Goal of the exercise: Quote the data below in full, minus the images.

Collected data:

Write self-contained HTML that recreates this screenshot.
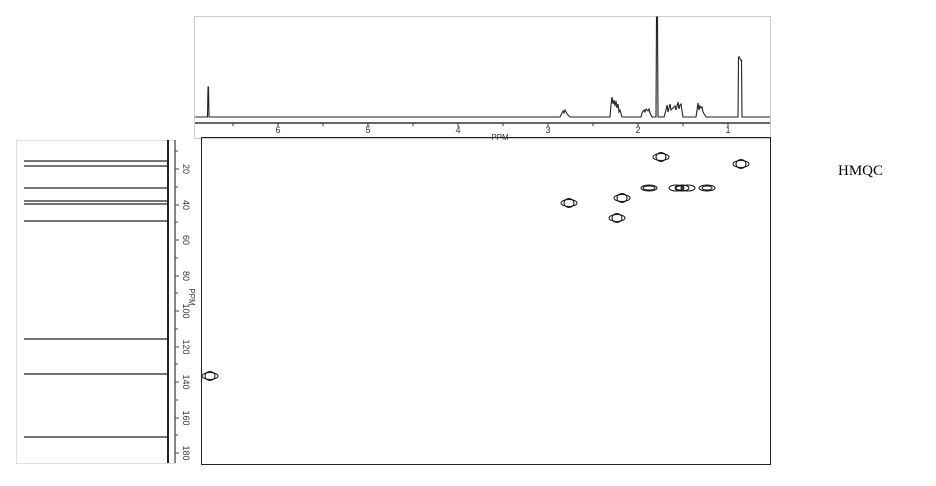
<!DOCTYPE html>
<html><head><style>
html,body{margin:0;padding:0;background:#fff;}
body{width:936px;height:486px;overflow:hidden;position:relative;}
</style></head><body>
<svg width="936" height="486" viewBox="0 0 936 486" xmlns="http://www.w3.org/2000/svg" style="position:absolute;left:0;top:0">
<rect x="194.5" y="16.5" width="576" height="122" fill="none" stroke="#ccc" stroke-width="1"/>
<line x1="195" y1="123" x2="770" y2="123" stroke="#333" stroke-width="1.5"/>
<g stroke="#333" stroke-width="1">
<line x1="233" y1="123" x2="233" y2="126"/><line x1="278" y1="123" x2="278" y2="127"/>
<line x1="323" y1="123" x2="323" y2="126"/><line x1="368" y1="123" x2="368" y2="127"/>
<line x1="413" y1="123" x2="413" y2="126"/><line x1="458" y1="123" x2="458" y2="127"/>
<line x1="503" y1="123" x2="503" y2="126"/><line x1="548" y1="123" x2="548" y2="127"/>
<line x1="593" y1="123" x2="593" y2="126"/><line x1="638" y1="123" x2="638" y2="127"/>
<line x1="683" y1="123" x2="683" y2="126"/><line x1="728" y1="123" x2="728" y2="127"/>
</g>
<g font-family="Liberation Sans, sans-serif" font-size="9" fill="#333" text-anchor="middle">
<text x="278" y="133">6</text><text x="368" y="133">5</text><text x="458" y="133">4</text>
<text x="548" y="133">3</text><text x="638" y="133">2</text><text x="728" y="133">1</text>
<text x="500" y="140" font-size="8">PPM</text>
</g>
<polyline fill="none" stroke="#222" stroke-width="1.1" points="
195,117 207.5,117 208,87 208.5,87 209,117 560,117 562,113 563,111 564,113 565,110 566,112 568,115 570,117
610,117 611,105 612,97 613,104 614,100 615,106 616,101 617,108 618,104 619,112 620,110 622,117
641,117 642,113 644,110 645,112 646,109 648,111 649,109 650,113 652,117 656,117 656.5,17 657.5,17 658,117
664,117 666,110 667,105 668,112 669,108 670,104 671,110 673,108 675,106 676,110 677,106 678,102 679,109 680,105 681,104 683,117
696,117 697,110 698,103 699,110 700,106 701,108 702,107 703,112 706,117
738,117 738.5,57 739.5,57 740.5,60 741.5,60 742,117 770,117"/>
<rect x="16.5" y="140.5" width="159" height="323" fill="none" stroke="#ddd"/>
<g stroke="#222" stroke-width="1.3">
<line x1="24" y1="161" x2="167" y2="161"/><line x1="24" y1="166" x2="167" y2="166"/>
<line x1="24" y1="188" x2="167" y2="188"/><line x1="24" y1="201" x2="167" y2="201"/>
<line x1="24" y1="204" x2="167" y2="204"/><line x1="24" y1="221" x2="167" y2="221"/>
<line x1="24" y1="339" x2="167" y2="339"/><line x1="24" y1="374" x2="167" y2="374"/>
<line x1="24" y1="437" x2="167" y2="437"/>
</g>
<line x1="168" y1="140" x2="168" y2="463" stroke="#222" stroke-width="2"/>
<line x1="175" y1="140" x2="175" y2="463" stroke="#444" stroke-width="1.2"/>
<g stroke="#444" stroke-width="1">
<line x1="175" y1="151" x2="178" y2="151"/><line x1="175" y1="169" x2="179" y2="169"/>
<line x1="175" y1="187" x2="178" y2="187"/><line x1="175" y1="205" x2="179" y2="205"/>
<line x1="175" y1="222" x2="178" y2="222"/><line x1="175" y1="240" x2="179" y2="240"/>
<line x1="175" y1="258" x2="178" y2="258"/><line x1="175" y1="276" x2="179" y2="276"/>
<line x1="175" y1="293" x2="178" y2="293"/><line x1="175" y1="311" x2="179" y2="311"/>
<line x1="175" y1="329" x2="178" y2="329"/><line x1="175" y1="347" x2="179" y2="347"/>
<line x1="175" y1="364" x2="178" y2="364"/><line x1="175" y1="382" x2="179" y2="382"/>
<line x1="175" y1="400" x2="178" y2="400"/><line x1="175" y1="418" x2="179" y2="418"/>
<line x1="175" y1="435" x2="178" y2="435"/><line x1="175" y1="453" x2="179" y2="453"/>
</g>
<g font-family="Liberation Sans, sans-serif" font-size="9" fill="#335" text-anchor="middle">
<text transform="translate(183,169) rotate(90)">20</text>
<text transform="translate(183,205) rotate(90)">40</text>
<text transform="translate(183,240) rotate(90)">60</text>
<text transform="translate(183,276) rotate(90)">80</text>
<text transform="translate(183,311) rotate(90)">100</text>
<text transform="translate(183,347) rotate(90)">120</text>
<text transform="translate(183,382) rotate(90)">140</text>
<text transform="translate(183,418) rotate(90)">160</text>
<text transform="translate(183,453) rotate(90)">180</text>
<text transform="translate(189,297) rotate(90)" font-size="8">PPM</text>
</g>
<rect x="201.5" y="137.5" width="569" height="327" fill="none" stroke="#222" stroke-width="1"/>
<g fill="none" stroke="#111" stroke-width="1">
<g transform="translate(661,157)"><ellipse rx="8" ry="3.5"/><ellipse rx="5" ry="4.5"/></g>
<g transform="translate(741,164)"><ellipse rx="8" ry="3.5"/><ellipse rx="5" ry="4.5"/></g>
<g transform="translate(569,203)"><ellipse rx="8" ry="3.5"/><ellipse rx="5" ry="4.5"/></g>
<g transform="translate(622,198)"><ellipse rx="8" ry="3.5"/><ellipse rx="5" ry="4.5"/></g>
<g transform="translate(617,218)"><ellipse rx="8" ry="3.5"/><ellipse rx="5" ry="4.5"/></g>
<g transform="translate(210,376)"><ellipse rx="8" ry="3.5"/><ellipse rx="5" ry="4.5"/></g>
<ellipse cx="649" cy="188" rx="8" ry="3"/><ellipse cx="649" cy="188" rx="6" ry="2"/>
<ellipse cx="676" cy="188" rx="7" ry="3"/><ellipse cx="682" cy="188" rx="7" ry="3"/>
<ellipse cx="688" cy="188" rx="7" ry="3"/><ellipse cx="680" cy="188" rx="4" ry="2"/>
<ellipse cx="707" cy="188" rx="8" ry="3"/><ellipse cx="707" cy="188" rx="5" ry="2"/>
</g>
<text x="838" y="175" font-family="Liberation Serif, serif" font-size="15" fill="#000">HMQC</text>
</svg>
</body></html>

Written reply:
Write self-contained HTML that recreates this screenshot.
<!DOCTYPE html>
<html><head><style>
html,body{margin:0;padding:0;background:#fff;}
body{width:936px;height:486px;overflow:hidden;position:relative;}
</style></head><body>
<svg width="936" height="486" viewBox="0 0 936 486" xmlns="http://www.w3.org/2000/svg" style="position:absolute;left:0;top:0">
<rect x="194.5" y="16.5" width="576" height="122" fill="none" stroke="#ccc" stroke-width="1"/>
<line x1="195" y1="123" x2="770" y2="123" stroke="#333" stroke-width="1.5"/>
<g stroke="#333" stroke-width="1">
<line x1="233" y1="123" x2="233" y2="126"/><line x1="278" y1="123" x2="278" y2="127"/>
<line x1="323" y1="123" x2="323" y2="126"/><line x1="368" y1="123" x2="368" y2="127"/>
<line x1="413" y1="123" x2="413" y2="126"/><line x1="458" y1="123" x2="458" y2="127"/>
<line x1="503" y1="123" x2="503" y2="126"/><line x1="548" y1="123" x2="548" y2="127"/>
<line x1="593" y1="123" x2="593" y2="126"/><line x1="638" y1="123" x2="638" y2="127"/>
<line x1="683" y1="123" x2="683" y2="126"/><line x1="728" y1="123" x2="728" y2="127"/>
</g>
<g font-family="Liberation Sans, sans-serif" font-size="9" fill="#333" text-anchor="middle">
<text x="278" y="133">6</text><text x="368" y="133">5</text><text x="458" y="133">4</text>
<text x="548" y="133">3</text><text x="638" y="133">2</text><text x="728" y="133">1</text>
<text x="500" y="140" font-size="8">PPM</text>
</g>
<polyline fill="none" stroke="#222" stroke-width="1.1" points="
195,117 207.5,117 208,87 208.5,87 209,117 560,117 562,113 563,111 564,113 565,110 566,112 568,115 570,117
610,117 611,105 612,97 613,104 614,100 615,106 616,101 617,108 618,104 619,112 620,110 622,117
641,117 642,113 644,110 645,112 646,109 648,111 649,109 650,113 652,117 656,117 656.5,17 657.5,17 658,117
664,117 666,110 667,105 668,112 669,108 670,104 671,110 673,108 675,106 676,110 677,106 678,102 679,109 680,105 681,104 683,117
696,117 697,110 698,103 699,110 700,106 701,108 702,107 703,112 706,117
738,117 738.5,57 739.5,57 740.5,60 741.5,60 742,117 770,117"/>
<rect x="16.5" y="140.5" width="159" height="323" fill="none" stroke="#ddd"/>
<g stroke="#222" stroke-width="1.3">
<line x1="24" y1="161" x2="167" y2="161"/><line x1="24" y1="166" x2="167" y2="166"/>
<line x1="24" y1="188" x2="167" y2="188"/><line x1="24" y1="201" x2="167" y2="201"/>
<line x1="24" y1="204" x2="167" y2="204"/><line x1="24" y1="221" x2="167" y2="221"/>
<line x1="24" y1="339" x2="167" y2="339"/><line x1="24" y1="374" x2="167" y2="374"/>
<line x1="24" y1="437" x2="167" y2="437"/>
</g>
<line x1="168" y1="140" x2="168" y2="463" stroke="#222" stroke-width="2"/>
<line x1="175" y1="140" x2="175" y2="463" stroke="#444" stroke-width="1.2"/>
<g stroke="#444" stroke-width="1">
<line x1="175" y1="151" x2="178" y2="151"/><line x1="175" y1="169" x2="179" y2="169"/>
<line x1="175" y1="187" x2="178" y2="187"/><line x1="175" y1="205" x2="179" y2="205"/>
<line x1="175" y1="222" x2="178" y2="222"/><line x1="175" y1="240" x2="179" y2="240"/>
<line x1="175" y1="258" x2="178" y2="258"/><line x1="175" y1="276" x2="179" y2="276"/>
<line x1="175" y1="293" x2="178" y2="293"/><line x1="175" y1="311" x2="179" y2="311"/>
<line x1="175" y1="329" x2="178" y2="329"/><line x1="175" y1="347" x2="179" y2="347"/>
<line x1="175" y1="364" x2="178" y2="364"/><line x1="175" y1="382" x2="179" y2="382"/>
<line x1="175" y1="400" x2="178" y2="400"/><line x1="175" y1="418" x2="179" y2="418"/>
<line x1="175" y1="435" x2="178" y2="435"/><line x1="175" y1="453" x2="179" y2="453"/>
</g>
<g font-family="Liberation Sans, sans-serif" font-size="9" fill="#335" text-anchor="middle">
<text transform="translate(183,169) rotate(90)">20</text>
<text transform="translate(183,205) rotate(90)">40</text>
<text transform="translate(183,240) rotate(90)">60</text>
<text transform="translate(183,276) rotate(90)">80</text>
<text transform="translate(183,311) rotate(90)">100</text>
<text transform="translate(183,347) rotate(90)">120</text>
<text transform="translate(183,382) rotate(90)">140</text>
<text transform="translate(183,418) rotate(90)">160</text>
<text transform="translate(183,453) rotate(90)">180</text>
<text transform="translate(189,297) rotate(90)" font-size="8">PPM</text>
</g>
<rect x="201.5" y="137.5" width="569" height="327" fill="none" stroke="#222" stroke-width="1"/>
<g fill="none" stroke="#111" stroke-width="1">
<g transform="translate(661,157)"><ellipse rx="8" ry="3.5"/><ellipse rx="5" ry="4.5"/></g>
<g transform="translate(741,164)"><ellipse rx="8" ry="3.5"/><ellipse rx="5" ry="4.5"/></g>
<g transform="translate(569,203)"><ellipse rx="8" ry="3.5"/><ellipse rx="5" ry="4.5"/></g>
<g transform="translate(622,198)"><ellipse rx="8" ry="3.5"/><ellipse rx="5" ry="4.5"/></g>
<g transform="translate(617,218)"><ellipse rx="8" ry="3.5"/><ellipse rx="5" ry="4.5"/></g>
<g transform="translate(210,376)"><ellipse rx="8" ry="3.5"/><ellipse rx="5" ry="4.5"/></g>
<ellipse cx="649" cy="188" rx="8" ry="3"/><ellipse cx="649" cy="188" rx="6" ry="2"/>
<ellipse cx="676" cy="188" rx="7" ry="3"/><ellipse cx="682" cy="188" rx="7" ry="3"/>
<ellipse cx="688" cy="188" rx="7" ry="3"/><ellipse cx="680" cy="188" rx="4" ry="2"/>
<ellipse cx="707" cy="188" rx="8" ry="3"/><ellipse cx="707" cy="188" rx="5" ry="2"/>
</g>
<text x="838" y="175" font-family="Liberation Serif, serif" font-size="15" fill="#000">HMQC</text>
</svg>
</body></html>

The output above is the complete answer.